After more than two decades as a prolific director of short films, Alice became Švankmajer's first venture into feature-length filmmaking. The director had been disappointed by other adaptations of Carroll's book, which interpret it as a fairy tale. His aim was instead to make the story play out like an amoral dream. The film won the feature film award at the 1989 Annecy International Animated Film Festival.
Plot summary
Alice appears to be in her own bedroom, when a taxidermically stuffed rabbit comes to life and breaks out of its glass case. Alice follows the rabbit through the drawer of a desk into a cavern. She subsequently falls through a bucket and seemingly down an elevator shaft. Wonderland itself is a mix of drab household-like areas with incongruous relationships of space and size. The Queen's execution sentences are carried out by the White Rabbit with a pair of scissors. At the film's end, Alice wakes in her room, discovers that the rabbit is still missing from his glass case, and finds a secret compartment where he keeps scissors. She ponders whether or not she will cut his head off. The film is ambiguous about whether this room is Alice's real world or "Wonderland".
Cast
- Kristýna Kohoutová as Alice
In Alice's English version:
- Camilla Power as Alice's voice (uncredited)
Production
Jan Švankmajer, who had been making short films since the mid-1960s, says he got the confidence to make a feature-length film due to finishing the shorts Jabberwocky and Down to the Cellar. He described Lewis Carroll's Alice's Adventures in Wonderland, a work which had followed him since he was a child, as "one of the most important and amazing books produced by this civilisation."[1] He argued that other film adaptations of the story had interpreted it as a fairy tale, but that Carroll had written it like a dream, and that was what he wanted to transmit: "While a fairy tale has got an educational aspect – it works with the moral of the lifted forefinger (good overcomes evil), dream, as an expression of our unconscious, uncompromisingly pursues the realisation of our most secret wishes without considering rational and moral inhibitions, because it is driven by the principle of pleasure.

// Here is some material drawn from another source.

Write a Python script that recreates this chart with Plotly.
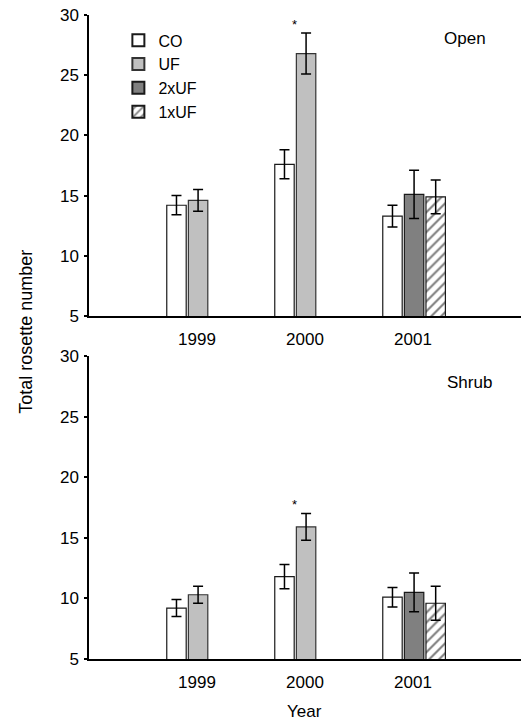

My Alice is a realised dream."[1] Despite the film's heavy usage of stop motion, and unlike most other traditional stop motion films, the movie does not utilize any miniature sets to portray its special effects.
Release
The film first premiered in the United States, where it was released on 3 August 1988. It played at the 1989 Annecy International Animated Film Festival where it received the prize for best feature film.[2] In Czechoslovakia it premiered on 1 November 1990.[3] The English dubbed version features the voice of Camilla Power.
Critical response
In The New York Times, Caryn James wrote that although Švankmajer "strips away all sweetness and light, he does not violate Lewis Carroll's story", and called Alice an "extraordinary film [which] explores the story's dark undercurrents". James described the animation as "remarkably fluid" and held forward the dynamics of the film, which contrasts visually captivating elements with superficiality: "Mr. Švankmajer never lets us forget we are watching a film in which an actress plays Alice telling a story", although, "with its extreme close-ups, its constant motion and its smooth animation, the film is so visually active that it distracts us from a heavy-handed fact - this is a world of symbols come alive."[4] Upon the British home-media release in 2011, Philip Horne reviewed the film for The Daily Telegraph. Horne called it "an astonishing film", and wrote: "This is no cleaned up version approved by preview audiences or committees of studio executives – my youthful fellow-spectator declared quite aptly at one point, 'She's rather a violent young girl, isn't she?' – but its glorious proliferation of magical transformations works like a charm on anyone who values the imagination."[5] The review aggregator Rotten Tomatoes has Alice with a "Fresh" rating of 100% based on 18 reviews.
Home media
The film with original Czech audio and English subtitles was unavailable on home video until 2011 when the British Film Institute released the film on DVD and Blu-ray.[6][7]
References
- 1 2 Stafford, Mark; Sélavy, Virginie (2011-06-14). "Interview with Jan Švankmajer". Electric Sheep Magazine. Retrieved 2011-07-08.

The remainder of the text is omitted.